We’re in an age where two people are more likely to have mutual friends on Facebook than they are to meet up in a coffee shop! So when a friend told me about a dating website he was hooked to, it piqued my interest! What exactly does online dating entail? Do you hang out virtually? Or does it go someplace else…? The curious cat inside me was most eager to find out about all there is to online dating and so, it began—my tryst with OKCupid, Tinder, Hinge, Baddoo, Truly Madly, Woo… you name it! It was like a monkey jumping from one tree to another in search of the juiciest bananas [sic].
But 80% of times, the bananas were either too ripe, or too raw. Yes, now and then I would find the perfect banana but should it really have to be that difficult? What men (still) don’t understand is that, just like the real world, online dating too, comes with some basic etiquette. So, if you want to make a good first impression on a girl you just met online, here’s what you should start and stop doing!
1. Stop Being Ambiguous
According to a study by Zoosk, solo profile pictures receive up to 53% more text messages than group photos. Next time, you want to display a picture with you and a bunch of other friends in it, think first. Do you want to confuse the girl who chances upon you? Do you want her wondering which guy she would be hitting on? And God forbid if it’s the wrong guy she likes; poor you!
2. Stop Writing Your Life History
Most of the time autobiographies are boring, unless you’re a Steve Jobs or a Leonardo DiCaprio; but who are we kidding? We don’t want to know about how many women you dated or how likeable you were in school. We just want to know enough to make us wonder about you; not be appalled by your disability to overshare. Women love mystery.
3. Stop Text-Flooding
A simple “Hi, what’s up?” will suffice, thank you very much. I don’t want to know how you think we are meant to be. Make a great textual impression with a one-line message about something you noticed on her profile. For instance, a guy once messaged this: ‘So our zodiac says we’re 80% compatible, what about the remaining 20%?’ It’s different, personal and demands a response; a witty one, too. What’s not to dig?
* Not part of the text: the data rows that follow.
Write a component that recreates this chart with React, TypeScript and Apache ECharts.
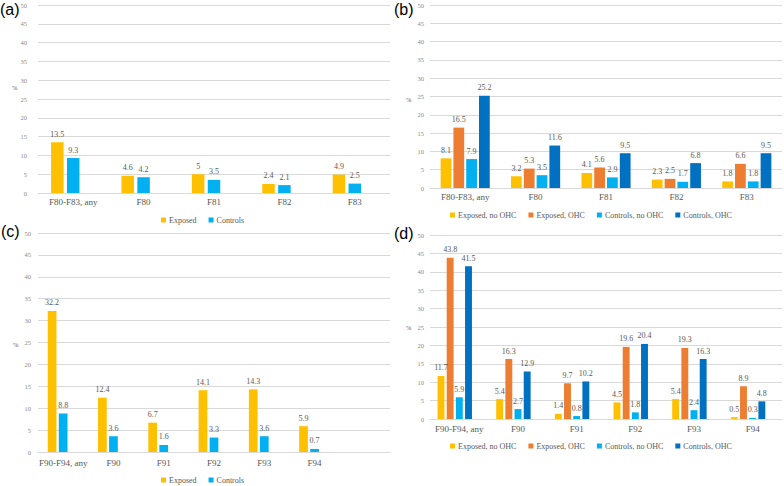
import React, { useEffect, useRef } from "react";
import * as echarts from "echarts";

const catsF8 = ["F80-F83, any", "F80", "F81", "F82", "F83"];
const catsF9 = ["F90-F94, any", "F90", "F91", "F92", "F93", "F94"];
const catsF9c = ["F90-F94, any", "F90", "F91", "F92", "F93", "F94", ""];

const aExposed = [13.5, 4.6, 5, 2.4, 4.9];
const aControls = [9.3, 4.2, 3.5, 2.1, 2.5];

const bExpNo = [8.1, 3.2, 4.1, 2.3, 1.8];
const bExpOHC = [16.5, 5.3, 5.6, 2.5, 6.6];
const bCtlNo = [7.9, 3.5, 2.9, 1.7, 1.8];
const bCtlOHC = [25.2, 11.6, 9.5, 6.8, 9.5];

const cExposed = [32.2, 12.4, 6.7, 14.1, 14.3, 5.9];
const cControls = [8.8, 3.6, 1.6, 3.3, 3.6, 0.7];

const dExpNo = [11.7, 5.4, 1.4, 4.5, 5.4, 0.5];
const dExpOHC = [43.8, 16.3, 9.7, 19.6, 19.3, 8.9];
const dCtlNo = [5.9, 2.7, 0.8, 1.8, 2.4, 0.3];
const dCtlOHC = [41.5, 12.9, 10.2, 20.4, 16.3, 4.8];

const names2 = ["Exposed", "Controls"];
const names4 = ["Exposed, no OHC", "Exposed, OHC", "Controls, no OHC", "Controls, OHC"];

const YELLOW = "#FFC000";
const ORANGE = "#ED7D31";
const LBLUE = "#00B0F0";
const DBLUE = "#0070C0";

const SERIF = "Liberation Serif";
const SANS = "Liberation Sans";

export default function App() {
  const ref = useRef<HTMLDivElement>(null);
  useEffect(() => {
    if (!ref.current) return;
    const chart = echarts.init(ref.current, undefined, { renderer: "svg" });

    const grids = [
      { left: 38, top: 5, width: 352, height: 188 },
      { left: 430, top: 5, width: 352, height: 183 },
      { left: 38, top: 233, width: 352, height: 219 },
      { left: 430, top: 235, width: 352, height: 184 },
    ];
    const catLists = [catsF8, catsF8, catsF9c, catsF9];
    const xMargins = [4, 4, 6, 5];
    const yMargins = [11, 6, 7, 6];

    const xAxis = catLists.map((c, i) => ({
      type: "category",
      gridIndex: i,
      data: c,
      axisLine: { show: true, lineStyle: { color: "#d9d9d9" } },
      axisTick: { show: false },
      axisLabel: {
        color: "#595959",
        fontSize: 9,
        fontFamily: SERIF,
        margin: xMargins[i],
        interval: 0,
      },
    }));
    const yAxis = grids.map((_, i) => ({
      type: "value",
      gridIndex: i,
      min: 0,
      max: 50,
      interval: 5,
      axisLine: { show: false },
      axisTick: { show: false },
      splitLine: { lineStyle: { color: "#d9d9d9", width: 1 } },
      axisLabel: {
        color: "#8a8a8a",
        fontSize: 6.5,
        fontFamily: SERIF,
        margin: yMargins[i],
      },
    }));

    const label = {
      show: true,
      position: "top",
      distance: 4,
      color: "#595959",
      fontSize: 8,
      fontFamily: SERIF,
    };

    const mk = (name: string, data: (number | null)[], color: string, idx: number, bw: number, gap: string) => ({
      name,
      type: "bar",
      xAxisIndex: idx,
      yAxisIndex: idx,
      data,
      barWidth: bw,
      barGap: gap,
      itemStyle: { color },
      label,
    });

    const series = [
      mk("Exposed", aExposed, YELLOW, 0, 12.5, "27%"),
      mk("Controls", aControls, LBLUE, 0, 12.5, "27%"),
      { ...mk("padA", [], "transparent", 0, 12.5, "27%"), label: { show: false } },

      mk(names4[0], bExpNo, YELLOW, 1, 10.75, "19%"),
      mk(names4[1], bExpOHC, ORANGE, 1, 10.75, "19%"),
      mk(names4[2], bCtlNo, LBLUE, 1, 10.75, "19%"),
      mk(names4[3], bCtlOHC, DBLUE, 1, 10.75, "19%"),

      mk("Exposed", cExposed, YELLOW, 2, 8.7, "27%"),
      mk("Controls", cControls, LBLUE, 2, 8.7, "27%"),
      { ...mk("padC", [], "transparent", 2, 8.7, "27%"), label: { show: false } },

      mk(names4[0], dExpNo, YELLOW, 3, 6.9, "33%"),
      mk(names4[1], dExpOHC, ORANGE, 3, 6.9, "33%"),
      mk(names4[2], dCtlNo, LBLUE, 3, 6.9, "33%"),
      mk(names4[3], dCtlOHC, DBLUE, 3, 6.9, "33%"),
      { ...mk("padD", [], "transparent", 3, 6.9, "33%"), label: { show: false } },
    ];

    const legendBase = {
      icon: "rect",
      itemWidth: 5,
      itemHeight: 5,
      itemGap: 12,
      selectedMode: false,
      padding: 0,
      textStyle: { color: "#595959", fontSize: 8, fontFamily: SERIF, padding: [0, 0, 0, -2] },
    };
    const legend = [
      { ...legendBase, data: names2, left: 161, top: 216 },
      { ...legendBase, data: names4, left: 450, top: 211 },
      { ...legendBase, data: names2, left: 161, top: 476 },
      { ...legendBase, data: names4, left: 450, top: 442 },
    ];

    const panelLabel = (t: string, x: number, y: number) => ({
      type: "text",
      x,
      y,
      style: { text: t, fontSize: 16, fontFamily: SANS, fill: "#000", textVerticalAlign: "middle" },
    });
    const pct = (x: number, y: number) => ({
      type: "text",
      x,
      y,
      style: { text: "%", fontSize: 6.5, fontFamily: SERIF, fill: "#595959", textVerticalAlign: "middle" },
    });

    chart.setOption({
      animation: false,
      backgroundColor: "#fff",
      textStyle: { fontFamily: SERIF },
      grid: grids,
      xAxis,
      yAxis,
      legend,
      series,
      graphic: [
        panelLabel("(a)", 0, 9.5),
        panelLabel("(b)", 394, 9.5),
        panelLabel("(c)", 1, 231),
        panelLabel("(d)", 394, 233.5),
        pct(12, 87),
        pct(406, 99),
        pct(13, 344),
        pct(406, 327),
      ],
    });
    return () => chart.dispose();
  }, []);
  return (
    <div
      ref={ref}
      style={{ position: "fixed", left: 0, top: 0, width: 784, height: 486, background: "#fff" }}
    />
  );
}
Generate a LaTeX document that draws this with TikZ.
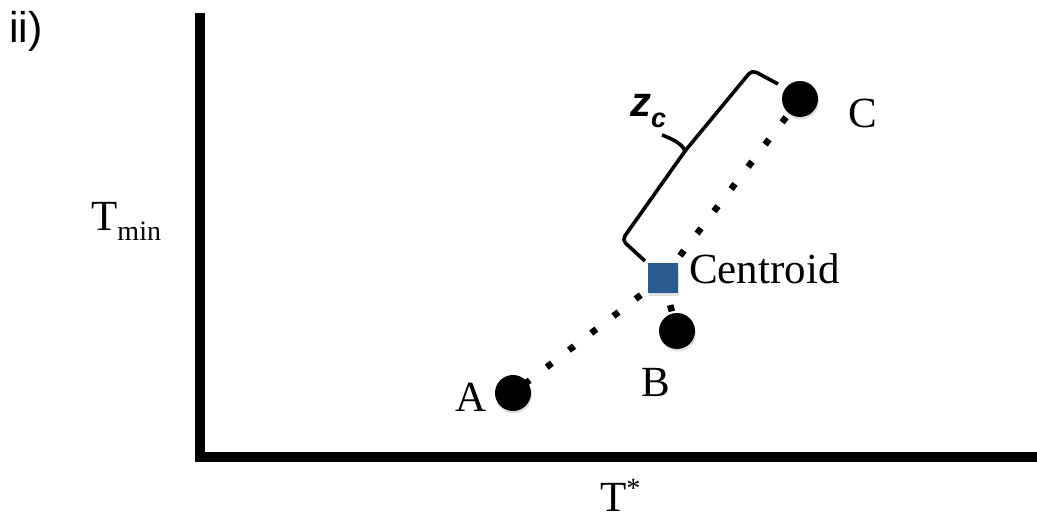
\documentclass[tikz,border=0pt]{standalone}
\usepackage{fontspec}
\setmainfont{Liberation Serif}
\newfontfamily\labsans{Liberation Sans}
\usetikzlibrary{shadows}
\definecolor{cenblue}{RGB}{40,92,145}
\tikzset{
  axisline/.style={line width=10pt, line cap=rect},
  pointdot/.style={circle, fill=black, minimum size=36pt, inner sep=0pt,
    drop shadow={opacity=0.25, shadow xshift=1pt, shadow yshift=-2.5pt}},
  cenbox/.style={rectangle, fill=cenblue, minimum size=30pt, inner sep=0pt,
    drop shadow={opacity=0.25, shadow xshift=1pt, shadow yshift=-2.5pt}},
  dotline/.style={line width=6.5pt, dash pattern=on 6.5pt off 21.5pt},
  bracestyle/.style={line width=3.6pt, rounded corners=5pt},
  serlab/.style={inner sep=0pt, anchor=base west, font=\fontsize{43}{50}\selectfont},
  sanslab/.style={inner sep=0pt, anchor=base west, font=\labsans\fontsize{43}{48}\selectfont}
}
\begin{document}
\begin{tikzpicture}[x=1pt,y=-1pt]
\useasboundingbox (0,0) rectangle (1037,519);
% axes
\coordinate (ytop) at (200,18);
\coordinate (orig) at (200,457);
\coordinate (xend) at (1040,457);
\draw[axisline] (ytop) -- (orig) -- (xend);
% dotted connectors (drawn first)
\coordinate (pA) at (513,393);
\coordinate (pB) at (677,331);
\coordinate (pC) at (800,99);
\coordinate (pcen) at (663,278);
\draw[dotline] (pcen) -- (pA);
\draw[dotline] (pcen) -- (pC);
\draw[dotline] (pcen) -- (pB);
% points
\node[pointdot] (A) at (pA) {};
\node[pointdot] (B) at (pB) {};
\node[pointdot] (C) at (pC) {};
\node[cenbox] (cen) at (pcen) {};
% brace
\coordinate (b1) at (645,261);
\coordinate (b2) at (622,240);
\coordinate (bj) at (685,151);
\coordinate (b3) at (752,70);
\coordinate (b4) at (778,84);
\coordinate (btip) at (662,135);
\draw[bracestyle] (b1) -- (b2) -- (bj) -- (b3) -- (b4);
\draw[line width=3.6pt] (btip) .. controls (678,141) and (683,146) .. (bj);
% labels
\node[sanslab] (lii) at (9,43) {ii)};
\node[serlab] (lA) at (455,411) {A};
\node[serlab] (lB) at (641,396) {B};
\node[serlab] (lC) at (848,128) {C};
\node[serlab] (lcen) at (689,283) {Centroid};
\node[serlab] (lTmin) at (91,230) {T\raisebox{-10pt}{\fontsize{28}{30}\selectfont min}};
\node[serlab] (lTs) at (600,511) {T\raisebox{14pt}{\fontsize{28}{30}\selectfont *}};
\node[sanslab, font=\labsans\bfseries\itshape\fontsize{42}{46}\selectfont] (lz) at (630,117) {z\raisebox{-11pt}{\fontsize{27}{30}\selectfont c}};
\end{tikzpicture}
\end{document}
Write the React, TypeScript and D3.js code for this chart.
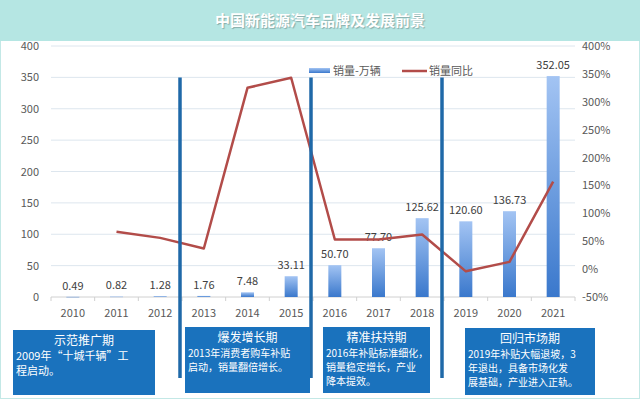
import React from 'react';
import * as d3 from 'd3';

// chart data
const years = ['2010', '2011', '2012', '2013', '2014', '2015', '2016', '2017', '2018', '2019', '2020', '2021'];
const sales = [0.49, 0.82, 1.28, 1.76, 7.48, 33.11, 50.70, 77.70, 125.62, 120.60, 136.73, 352.05];
const growth: (number | null)[] = [null, 67, 56, 37, 325, 343, 53, 53, 62, -4, 13, 157];
const leftTicks = [0, 50, 100, 150, 200, 250, 300, 350, 400];
const rightTicks = [-50, 0, 50, 100, 150, 200, 250, 300, 350, 400];
const dividerBefore = ['2013', '2016', '2019'];
const phaseTitles = ['示范推广期', '爆发增长期', '精准扶持期', '回归市场期'];
const phaseTexts = [
  ['2009年“十城千辆”工', '程启动。'],
  ['2013年消费者购车补贴', '启动，销量翻倍增长。'],
  ['2016年补贴标准细化，', '销量稳定增长，产业', '降本提效。'],
  ['2019年补贴大幅退坡，3', '年退出，具备市场化发', '展基础，产业进入正轨。'],
];
const title = '中国新能源汽车品牌及发展前景';
const legendNames = ['销量-万辆', '销量同比'];

const W = 640;
const H = 399;
const font = '"Noto Sans CJK SC", "Noto Sans", sans-serif';

// box layout (x, y, w, h, body font size)
const boxes = [
  {x: 13, y: 330, w: 142, h: 65, fs: 11},
  {x: 185, y: 327, w: 125, h: 66, fs: 10},
  {x: 323, y: 327, w: 107, h: 66, fs: 10},
  {x: 465, y: 328, w: 130, h: 67, fs: 10},
];

const App = () => {
  const x = d3.scaleBand().domain(years).range([51, 575]).padding(0);
  const y = d3.scaleLinear().domain([0, 400]).range([297, 46]);
  const yR = d3.scaleLinear().domain([-50, 400]).range([297, 46]);
  const bw = 13;

  const growthLine = d3.line<number | null>()
    .defined(d => d != null)
    .x((d, i) => (x(years[i]) as number) + x.bandwidth() / 2)
    .y(d => yR(d as number));

  return (
    <div style={{position: 'absolute', left: 0, top: 0}}>
      <svg width={W} height={H} style={{display: 'block', fontFamily: font}}>
        <defs>
          <linearGradient id="barGrad" x1="0" y1="0" x2="0" y2="1">
            <stop offset="0%" stopColor="#a3c4f3" />
            <stop offset="100%" stopColor="#3a78cc" />
          </linearGradient>
        </defs>
        <rect x={0} y={0} width={W} height={H} fill="#fff" />
        <rect x={0.5} y={0.5} width={W - 1} height={H - 1} fill="none" stroke="#c3e8e6" />
        <rect x={0} y={0} width={W} height={41} fill="#b5e6e3" />
        <text x={320} y={26} textAnchor="middle" fill="#fff" fontSize={15} fontWeight="bold"
          style={{textShadow: '1px 1px 1px rgba(0,0,0,0.25)'}}>{title}</text>

        {/* grid */}
        {leftTicks.map(t => (
          <line key={t} x1={51} x2={575} y1={y(t)} y2={y(t)} stroke={t === 0 ? '#d0d0d0' : '#dde6ee'} />
        ))}
        {leftTicks.map(t => (
          <text key={'l' + t} x={39} y={y(t) + 4} textAnchor="end" fontSize={11} fill="#595959">{t}</text>
        ))}
        {rightTicks.map(t => (
          <text key={'r' + t} x={582} y={yR(t) + 4} textAnchor="start" fontSize={11} fill="#595959">{t}%</text>
        ))}
        {years.map((yr, i) => (
          <g key={yr}>
            <line x1={(x(yr) as number)} x2={(x(yr) as number)} y1={297} y2={301} stroke="#d0d0d0" />
            <text x={(x(yr) as number) + x.bandwidth() / 2} y={317} textAnchor="middle" fontSize={11} fill="#595959">{yr}</text>
          </g>
        ))}
        <line x1={575} x2={575} y1={297} y2={301} stroke="#d0d0d0" />

        {/* bars */}
        {sales.map((v, i) => {
          const cx = (x(years[i]) as number) + x.bandwidth() / 2;
          return (
            <g key={i}>
              <rect x={cx - bw / 2} y={y(v)} width={bw} height={Math.max(297 - y(v), 0.6)} fill="url(#barGrad)" />
              <text x={cx} y={y(v) - 7} textAnchor="middle" fontSize={11} fill="#404040">{v.toFixed(2)}</text>
            </g>
          );
        })}

        {/* growth line */}
        <path d={growthLine(growth) || ''} fill="none" stroke="#b24c49" strokeWidth={2.5} strokeLinejoin="round" />

        {/* legend */}
        <rect x={309} y={68} width={21} height={5} fill="url(#barGrad)" />
        <text x={333} y={75} fontSize={11} fill="#595959">{legendNames[0]}</text>
        <line x1={402} x2={427} y1={71} y2={71} stroke="#b24c49" strokeWidth={2.5} />
        <text x={429} y={75} fontSize={11} fill="#595959">{legendNames[1]}</text>

        {/* phase dividers */}
        {dividerBefore.map(yr => (
          <line key={yr} x1={(x(yr) as number) - 2} x2={(x(yr) as number) - 2} y1={y(350)} y2={378}
            stroke="#1f69a8" strokeWidth={3.5} />
        ))}

        {/* phase boxes */}
        {boxes.map((b, i) => (
          <g key={i}>
            <rect x={b.x} y={b.y} width={b.w} height={b.h} fill="#1a72bd" />
            <text x={b.x + b.w / 2} y={b.y + 15} textAnchor="middle" fontSize={12} fill="#fff">{phaseTitles[i]}</text>
            {phaseTexts[i].map((ln, j) => (
              <text key={j} x={b.x + 3} y={b.y + 30 + j * (b.fs + 4)} fontSize={b.fs} fill="#fff">{ln}</text>
            ))}
          </g>
        ))}
      </svg>
    </div>
  );
};

export default App;
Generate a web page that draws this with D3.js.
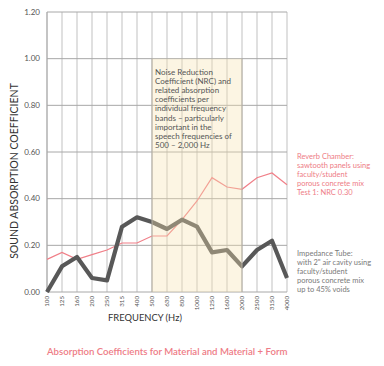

4. Stop Abbreviation Abuse
‘TC’, ‘FYI’, ‘GTG’, ‘Gn’, ‘LMAO’—we get! What we don’t get is ‘Hw r u’, ‘Kwl’, ‘Datz gr8’. What are you, a buffoon who skipped schooling? Actually, don’t answer that. Don’t confuse us to the point where it gets irritating *hurriedly closes chat box and blocks you*!
5. Stop Being Aggressive
Also, a polite way of saying, “Stop being a freak!” Just because you viewed my profile, clicked the like button, or dropped me a message does not mean I am obligated to talk to you. If I’m not feeling it, I’m just not feeling it. So you can stop dropping random one-liners every two minutes; in case you haven’t noticed, I didn’t exactly reply, even!
6. Stop Sexting Already!
This is not porn hub and you aren’t even paying; but, that’s beside the point. Ninety-nine out of 100 times women on a dating app are just looking to start a good conversation with a decent guy. Where it goes after that is a different story, but it depends heavily on the nature of your conversation. We may be curiously horny enough to be looking you up; but sex is not on the cards, just yet. So if every second text you send is going to be a sexual innuendo, quit it!
7. Stop Faking It
It’s a request, actually. We know that just because you’re standing next to a C-Class Mercedez Benz (in a Mercedes Benz pop-up showroom at the mall) does not mean you own it! We also know that picture of you with the Eiffel Tower behind you is photo-shopped (at least get a pro to help you do it better)! Basically, why lie? What’s the problem with being genuine?
8. Stop Leading Us On
If sex is what you’ve come online to look for, then say it. Don’t give us crap about how you think there is ‘something going on here’ and you want to see where it ends up, when, actually, the only thing that is going on is inside your pants. Seriously, I’m a big girl, I can deal with it (that doesn’t mean you’ll get with it)!
9. Stop Selfie Abuse
We like that you take a selfie, or two; it makes us relatable (and maybe if we end up dating, we could take a few together, no?). But here’s what we don’t like: 1. You, giving competition to the Kardashians when it comes to taking selfies, and 2. You taking more selfies than us; not cool man! Hey, I didn’t make up the rules!
10. Stop Showing-Off
You have great abs and great bathroom interiors, also the latest iPhone; we get it. You have it all! Is that supposed to turn me on? Because it isn’t working. I still can’t see your face so you could be a pig and I wouldn’t know. Plus, it could be someone else’s bathroom and that’s not very comforting, either. Basically, you’re “A-Game” isn’t so A!